Note also, in the allStar file, the
STARFLAG is set for this star. This warning flag might be set when the pipeline has to use large RV offsets to create the combined spectra. Depending on the user’s goals, this flag may be essential, or it may be ignored. In this case, the flag can be ignored, since a large RV variation should be expected for such a short-period, stellar binary.
From the allVisit file, the
STARFLAGS should be used to filter out low-SNR or poor-quality visits. For KIC 2161623, only two of the 20 visits have any flags set; those two visits both have the
PERSIST_LOW flag set, which is a low-level warning flag that can be ignored for this purpose. The user should consider whether this flag will be ignored in all or some cases. Additionally, the user should check that the uncertainties are suitable for this analysis. In this case, the
VRELERR given for each visit is < 2 km/s; again, the measurement errors are much less than the scatter, so all 20 visits can be included.
Using the visit RVs (
VHELIO) and the associated errors, a Lomb-Scargle periodogram (Press & Rybicki 1989) can be used to detect periodic signals in the observations. The period of maximum power in the periodogram for this set of observations falls at 2.2837 days, so the APOGEE RVs confirm the period derived from the Kepler transits of the system.
Users interested in fitting other orbital parameters (e.g., semi-amplitude, eccentricity, etc.), might use one of the various available RV variation fitters. RV variation fitters include, but are not limited to: RadVel (Fulton et al. 2018), Systemic Console (Meschiari et al. 2009), and The Joker (Price-Whelan et al. 2017).

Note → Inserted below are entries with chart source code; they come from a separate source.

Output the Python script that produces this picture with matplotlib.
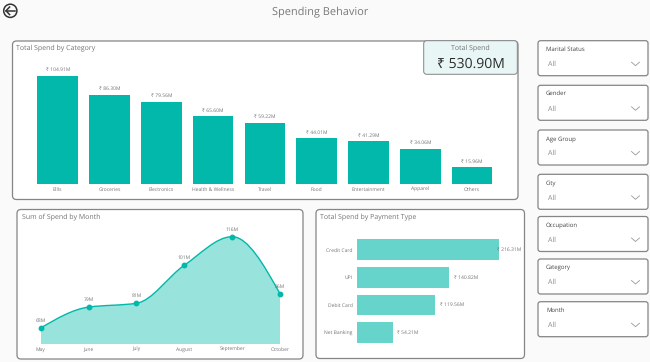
import matplotlib
matplotlib.use("Agg")
import matplotlib.pyplot as plt
from matplotlib.patches import FancyBboxPatch, PathPatch
from matplotlib.path import Path
import numpy as np

W, H = 650, 362
plt.rcParams['font.family'] = ['Open Sans', 'Noto Sans', 'DejaVu Sans']
plt.rcParams['text.hinting'] = 'none'
plt.rcParams['text.hinting_factor'] = 1

categories = ['Bills', 'Groceries', 'Electronics', 'Health & Wellness', 'Travel',
              'Food', 'Entertainment', 'Apparel', 'Others']
category_spend = [104.91, 86.30, 79.56, 65.60, 59.22, 44.01, 41.29, 34.06, 15.96]

months = ['May', 'June', 'July', 'August', 'September', 'October']
month_spend = [68, 79, 81, 101, 116, 86]

payment_types = ['Credit Card', 'UPI', 'Debit Card', 'Net Banking']
payment_spend = [216.31, 140.82, 119.56, 54.21]

slicers = ['Marital Status', 'Gender', 'Age Group', 'City', 'Occupation', 'Category', 'Month']
slicer_tops = [40.7, 85.3, 130, 174.3, 216.5, 259, 301.7]

TEAL = '#01b8aa'
LIGHT = '#67d4cb'
GREY = '#747474'
EDGE = '#858585'


def axes_px(left, top, right, bottom):
    return fig.add_axes([left / W, 1 - bottom / H, (right - left) / W, (bottom - top) / H])


def panel(left, top, right, bottom, face='white', r=4, lw=0.9):
    bg.add_patch(FancyBboxPatch((left + r, top + r), right - left - 2 * r, bottom - top - 2 * r,
                                boxstyle=f'round,pad={r},rounding_size={r}',
                                fc=face, ec=EDGE, lw=lw))


def clean(ax):
    ax.patch.set_alpha(0)
    for s in ax.spines.values():
        s.set_visible(False)


def monotone_path(x, y):
    # same curve type as the smooth line in the dashboard
    x = np.asarray(x, float)
    y = np.asarray(y, float)
    sl = np.diff(y) / np.diff(x)
    t = np.zeros(len(x))
    for i in range(1, len(x) - 1):
        if sl[i - 1] * sl[i] > 0:
            t[i] = 2 * sl[i - 1] * sl[i] / (sl[i - 1] + sl[i])
    t[0] = (3 * sl[0] - t[1]) / 2
    t[-1] = (3 * sl[-1] - t[-2]) / 2
    verts = [(x[0], y[0])]
    codes = [Path.MOVETO]
    for i in range(len(x) - 1):
        h = x[i + 1] - x[i]
        verts += [(x[i] + h / 3, y[i] + t[i] * h / 3),
                  (x[i + 1] - h / 3, y[i + 1] - t[i + 1] * h / 3),
                  (x[i + 1], y[i + 1])]
        codes += [Path.CURVE4] * 3
    return verts, codes


fig = plt.figure(figsize=(W / 100, H / 100), dpi=100, facecolor='#fafafa')
bg = fig.add_axes([0, 0, 1, 1])
bg.set_xlim(0, W)
bg.set_ylim(H, 0)
bg.axis('off')

# header
bg.text(320, 12, 'Spending Behavior', fontsize=7.7, color='#7a7a7a', ha='center', va='center')
bg.add_patch(plt.Circle((10.3, 10.8), 6.6, fc='none', ec='#333333', lw=1.1))
bg.plot([14.5, 6], [10.8, 10.8], color='#333333', lw=1.1)
bg.plot([9.6, 6, 9.6], [7, 10.8, 14.6], color='#333333', lw=1.1)

# panels
panel(12.5, 41, 518, 199.5)
panel(17, 209.5, 303, 359)
panel(316, 209.5, 524.5, 358.5)
panel(423.7, 40.7, 517.3, 74.3, face='#e8f6f5', r=3, lw=0.7)

bg.text(16.5, 48.5, 'Total Spend by Category', fontsize=5.3, color=GREY, va='center')
bg.text(21.5, 217.5, 'Sum of Spend by Month', fontsize=5.3, color=GREY, va='center')
bg.text(320.5, 217.5, 'Total Spend by Payment Type', fontsize=5.3, color=GREY, va='center')

bg.text(470.5, 48, 'Total Spend', fontsize=4.7, color=GREY, ha='center', va='center')
bg.text(471, 64, '₹ 530.90M', fontsize=10, color='#2b2b2b', ha='center', va='center')

# slicers
for name, top in zip(slicers, slicer_tops):
    panel(538, top, 648, top + 35, r=2.5)
    bg.text(546, top + 8.5, name, fontsize=4.4, color='#444444', va='center')
    bg.text(548, top + 23.5, 'All', fontsize=4.8, color='#8a8a8a', va='center')
    bg.plot([631.5, 635.5, 639.5], [top + 21.5, top + 25, top + 21.5], color='#9a9a9a', lw=0.6)

# category bars
ax1 = axes_px(31.8, 75.5, 498, 184)
clean(ax1)
ax1.bar(range(len(categories)), category_spend, width=0.78, color=TEAL)
ax1.set_xlim(-0.5, len(categories) - 0.5)
ax1.set_ylim(0, max(category_spend))
ax1.set_yticks([])
ax1.set_xticks(range(len(categories)), categories)
ax1.tick_params(axis='x', length=0, pad=2.5, labelsize=3.7, labelcolor=GREY)
for i, v in enumerate(category_spend):
    ax1.annotate(f'₹ {v:.2f}M', (i, v), xytext=(0, 2.5), textcoords='offset points',
                 ha='center', va='bottom', fontsize=3.7, color=GREY, annotation_clip=False)

# month area
ax2 = axes_px(40.7, 236.7, 280, 344)
clean(ax2)
xs = list(range(len(months)))
verts, codes = monotone_path(xs, month_spend)
base = 59.6
ax2.add_patch(PathPatch(Path(verts + [(xs[-1], base), (xs[0], base), verts[0]],
                             codes + [Path.LINETO, Path.LINETO, Path.CLOSEPOLY]),
                        fc='#99e3dd', ec='none'))
ax2.add_patch(PathPatch(Path(verts, codes), fc='none', ec=TEAL, lw=1.0, clip_on=False))
ax2.plot(xs, month_spend, 'o', ms=3.2, color=TEAL, clip_on=False)
ax2.set_xlim(0, len(months) - 1)
ax2.set_ylim(base, max(month_spend))
ax2.set_yticks([])
ax2.set_xticks(xs, months)
ax2.tick_params(axis='x', length=0, pad=2.5, labelsize=3.8, labelcolor=GREY)
for x, v in zip(xs, month_spend):
    ax2.annotate(f'{v}M', (x, v), xytext=(0, 3.5), textcoords='offset points',
                 ha='center', va='bottom', fontsize=3.9, color=GREY, annotation_clip=False)

# payment bars
ax3 = axes_px(357, 236, 499, 346.4)
clean(ax3)
ys = range(len(payment_types))
ax3.barh(ys, payment_spend, height=0.76, color=LIGHT)
ax3.set_xlim(0, max(payment_spend))
ax3.set_ylim(len(payment_types) - 0.5, -0.5)
ax3.set_xticks([])
ax3.set_yticks(ys, payment_types)
ax3.tick_params(axis='y', length=0, pad=3, labelsize=3.8, labelcolor=GREY)
for y, v in zip(ys, payment_spend):
    # longest bar: label gets pushed back over the bar end so it stays in the visual
    off = -1.5 if v == max(payment_spend) else 3.2
    ax3.annotate(f'₹ {v:.2f}M', (v, y), xytext=(off, 0), textcoords='offset points',
                 ha='left', va='center', fontsize=3.6, color=GREY, annotation_clip=False)

fig.savefig('out.png', dpi=100, facecolor=fig.get_facecolor())
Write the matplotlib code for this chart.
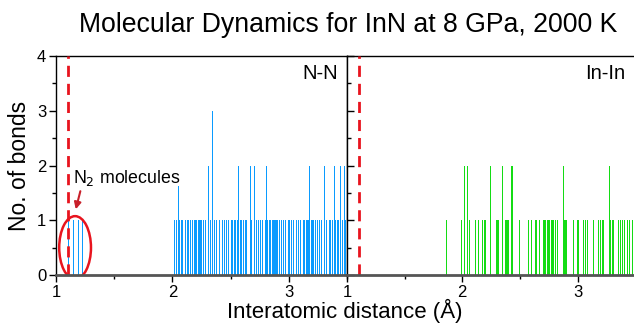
import matplotlib
matplotlib.use("Agg")
import matplotlib.pyplot as plt
from matplotlib.patches import Ellipse
from matplotlib.ticker import MultipleLocator

plt.rcParams['font.family'] = ['Liberation Sans', 'DejaVu Sans']

# ---- data (interatomic distance in Å, number of bonds) ----
nn_pos = [1.105, 1.15, 1.185, 1.225,
          2.017, 2.032, 2.049, 2.060, 2.075, 2.083, 2.106, 2.124, 2.135, 2.149,
          2.172, 2.184, 2.195, 2.207, 2.218, 2.227, 2.236, 2.247, 2.262, 2.279,
          2.305, 2.322, 2.340, 2.356, 2.371, 2.399, 2.422, 2.443, 2.460, 2.480,
          2.500, 2.514, 2.526, 2.540, 2.552, 2.566, 2.581, 2.589, 2.609, 2.621,
          2.632, 2.667, 2.675, 2.697, 2.721, 2.736, 2.753, 2.770, 2.793, 2.805,
          2.816, 2.828, 2.839, 2.854, 2.862, 2.874, 2.882, 2.891, 2.902, 2.917,
          2.937, 2.948, 2.968, 2.989, 3.003, 3.017, 3.040, 3.058, 3.075, 3.098,
          3.118, 3.132, 3.144, 3.155, 3.164, 3.175, 3.187, 3.198, 3.210, 3.221,
          3.241, 3.262, 3.276, 3.299, 3.322, 3.342, 3.353, 3.368, 3.385, 3.397,
          3.411, 3.420, 3.443, 3.457, 3.471, 3.486, 3.497]
nn_cnt = [1, 1, 1, 1,
          1, 1, 1.63, 1, 1, 1, 1, 1, 1, 1,
          1, 1, 1, 1, 1, 1, 1, 1, 1, 1,
          2, 1, 3, 1, 1, 1, 1, 1, 1, 1,
          1, 1, 1, 1, 1, 2, 1, 1, 1, 1,
          1, 2, 1, 2, 1, 1, 1, 1, 1, 2,
          1, 1, 1, 1, 1, 1, 1, 1, 1, 1,
          1, 1, 1, 1, 1, 1, 1, 1, 1, 1,
          1, 1, 1, 1, 1, 2, 1, 1, 1, 1,
          1, 1, 1, 2, 1, 1, 1, 1, 2, 1,
          1, 1, 2, 1, 2, 1, 2]

inin_pos = [1.856, 1.986, 2.012, 2.038, 2.055, 2.110, 2.133, 2.174, 2.185, 2.197,
            2.240, 2.289, 2.298, 2.307, 2.341, 2.370, 2.382, 2.391, 2.399, 2.422,
            2.431, 2.495, 2.573, 2.593, 2.631, 2.639, 2.668, 2.697, 2.709, 2.720,
            2.732, 2.743, 2.755, 2.766, 2.778, 2.790, 2.804, 2.819, 2.870, 2.879,
            2.891, 2.902, 2.963, 2.992, 3.006, 3.044, 3.061, 3.079, 3.131, 3.180,
            3.194, 3.209, 3.223, 3.270, 3.281, 3.296, 3.310, 3.353, 3.368, 3.385,
            3.403, 3.426, 3.449, 3.475]
inin_cnt = [1, 1, 2, 2, 1, 1, 1, 1, 1, 1,
            2, 1, 1, 1, 2, 1, 1, 1, 1, 2,
            2, 1, 1, 1, 1, 1, 1, 1, 1, 1,
            1, 1, 1, 1, 1, 1, 1, 1, 2, 1,
            1, 1, 1, 1, 1, 1, 1, 1, 1, 1,
            1, 1, 1, 2, 1, 1, 1, 1, 1, 1,
            1, 1, 1, 1]

x_ticks = [1, 2, 3]
y_ticks = [0, 1, 2, 3, 4]
cut_off = 1.1
title = "Molecular Dynamics for InN at 8 GPa, 2000 K"

# ---- figure ----
W, H = 634, 327
fig = plt.figure(figsize=(W / 100, H / 100), dpi=100)
bot = (H - 275) / H
hgt = (275 - 56) / H
ax1 = fig.add_axes([56 / W, bot, 291 / W, hgt])
ax2 = fig.add_axes([347 / W, bot, (W - 347) / W, hgt])

blue = '#0A9BFF'
green = '#14DC14'
red = '#E8141E'

ax1.vlines(nn_pos, 0, nn_cnt, colors=blue, lw=0.65, antialiased=False)
ax2.vlines(inin_pos, 0, inin_cnt, colors=green, lw=0.65, antialiased=False)

for ax in (ax1, ax2):
    ax.set_ylim(0, 4)
    ax.axvline(cut_off, color=red, lw=2, ls=(0, (4, 2.5)), zorder=3)
    ax.set_xticks(x_ticks)
    ax.xaxis.set_minor_locator(MultipleLocator(0.5))
    ax.yaxis.set_minor_locator(MultipleLocator(0.5))
    ax.tick_params(axis='x', which='major', direction='out', length=5, width=1,
                   labelsize=12, pad=2)
    ax.tick_params(axis='x', which='minor', direction='out', length=3, width=1)
    ax.spines['bottom'].set_color('#555555')
    ax.spines['bottom'].set_linewidth(2)
    ax.spines['bottom'].set_zorder(4)
    ax.spines['top'].set_linewidth(1)
    ax.spines['left'].set_linewidth(1)

ax1.set_xlim(1, 3.5)
ax2.set_xlim(1, 1 + (W - 347) / 115.3)

ax1.set_yticks(y_ticks)
ax1.tick_params(axis='y', which='major', direction='out', length=5, width=1,
                labelsize=12, pad=2)
ax1.tick_params(axis='y', which='minor', direction='out', length=3, width=1)
ax1.spines['right'].set_linewidth(1)

ax2.set_yticks(y_ticks)
ax2.tick_params(axis='y', which='major', direction='in', length=5, width=1,
                labelleft=False)
ax2.tick_params(axis='y', which='minor', direction='in', length=3, width=1)
ax2.spines['right'].set_visible(False)

ax1.set_ylabel("No. of bonds", fontsize=16.5, labelpad=4)
fig.text(345 / W, (H - 311) / H, "Interatomic distance (Å)", fontsize=16,
         ha='center', va='center')
fig.text(348 / W, (H - 25) / H, title, fontsize=19.2, ha='center', va='center')

ax1.text(0.97, 0.92, "N-N", transform=ax1.transAxes, ha='right', va='center',
         fontsize=14.5)
ax2.text(0.97, 0.92, "In-In", transform=ax2.transAxes, ha='right', va='center',
         fontsize=14.5)

# N2 molecules annotation
ax1.add_patch(Ellipse((1.164, 0.50), 0.273, 1.15, fill=False, edgecolor=red,
                      lw=1.8, zorder=4))
ax1.annotate("", xy=(1.164, 1.15), xytext=(1.215, 1.58),
             arrowprops=dict(arrowstyle='-|>', color='#C8202A', lw=1.5,
                             mutation_scale=10))
ax1.text(1.145, 1.77, "N$_2$ molecules", fontsize=12.8, ha='left', va='center')

fig.savefig("out.png", dpi=100)
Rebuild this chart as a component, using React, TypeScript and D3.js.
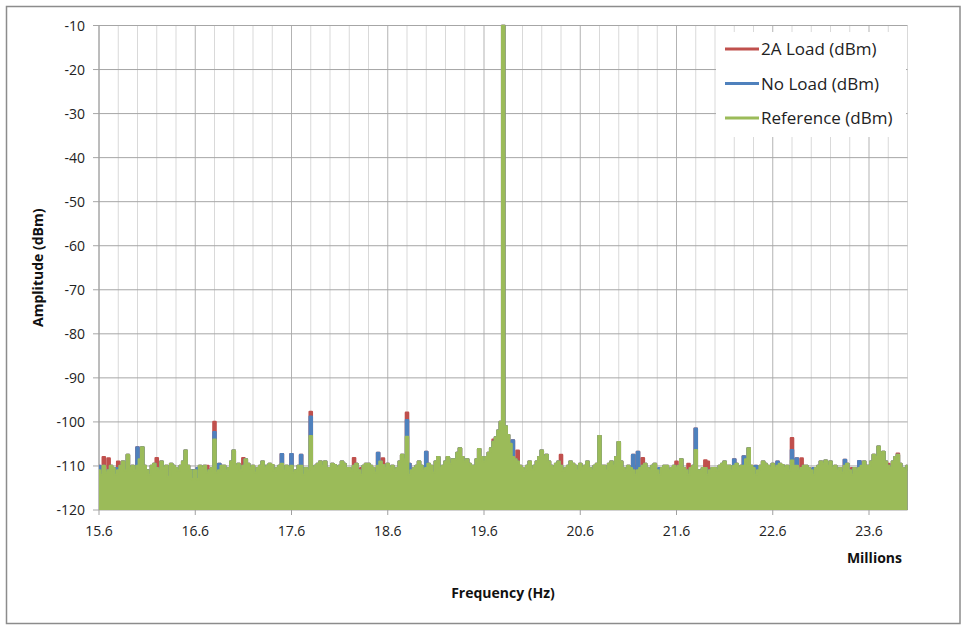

With 20 visits, all of these algorithms should converge on a single orbital solution for KIC 2161623. The user will find a low-eccentricity orbit (e < 0.01), with a period of 2.2837 days and a semi-amplitude of 166 km/s. The derived systemic velocity for the system is v0 = -46.2 km/s, whereas the SNR weighted average velocity is
VHELIO_AVG = -66.6 km/s with
VERR_MED = 0.7 km/s. The systemic velocity is not within the RV uncertainty but is well within the scatter of the data. The phase-folded orbit is shown below.